Gilles Duceppe doit ranimer le sentiment nationaliste des électeurs québécois. Il n’est pas impossible que la renaissance actuelle du mouvement souverainiste y contribue profondément. Il doit inscrire son élection dans un élan plus vaste : la reprise de la marche vers le pays. Le souverainisme cesse de contempler au loin un pays rêvé : il travaille à faire advenir l’indépendance dans les prochaines années. PKP change la donne : il ne se contente pas de souhaiter la souveraineté. Il veut la faire. Et il s’en croit manifestement capable. On dit que cela pourrait terrifier bien des électeurs. Cela pourrait aussi réveiller les endormis, secouer les apathiques et susciter des vocations nationales. Depuis des années, on assistait à une dégradation publique de l’image du Québécois et plus encore, du nationaliste québécois. C’était un perdant, un cul-terreux, un boomer nostalgique, alors que le vrai gagnant, c’était le Montréalais mondialisé. PKP change cette image. Il incarne une autre idée du Québécois et du souverainiste. On pourrait aisément en dire de même de Jean-Martin Aussant. Le Bloc profitera-t-il de ce nouvel élan? Ou l’espace politique fédéral est-il définitivement décroché du nationalisme québécois?
Évidemment, le Bloc ne règnera plus sur le Québec comme dans ses belles années. Gilles Duceppe devra définir avant que ses adversaires ne le fassent ce qu’il considérerait comme une éventuelle victoire. 10 députés ? 15 ? 20 ? À quelles conditions pourra-t-il crier victoire ? Il ne peut ni ne doit se montrer triomphaliste, et on devine qu’il le sait. Il ne doit pas se montrer trop modeste non plus. Et quel mandat demandera-t-il? Imaginons un gouvernement minoritaire? Aura-t-il des revendications particulières ? S’en tiendra-t-il en retrait en misant sur un indépendantisme de combat?
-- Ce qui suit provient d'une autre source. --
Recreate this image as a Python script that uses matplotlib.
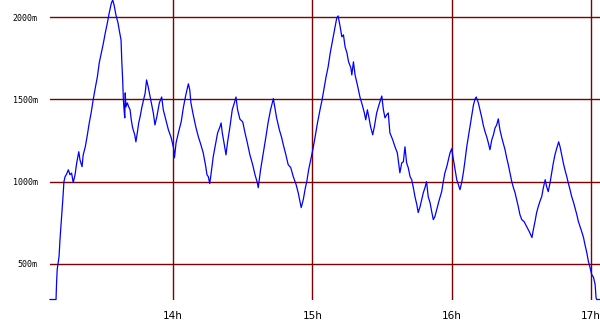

Mario Beaulieu voulait des députés indépendantistes décidés à semer la pagaille dans le parlement canadien, alors que Gilles Duceppe a toujours témoigné d’un grand respect pour cette institution, au point, quelquefois, de se laisser inhiber par elle. Une chose est certaine : l’arrivée de Gilles Duceppe, en crédibilisant à nouveau le Bloc, pousse à une redéfinition de la stratégie souverainiste des prochaines années. Connaîtrons-nous à nouveau la stratégie des trois périodes? Tout cela sera passionnant à suivre.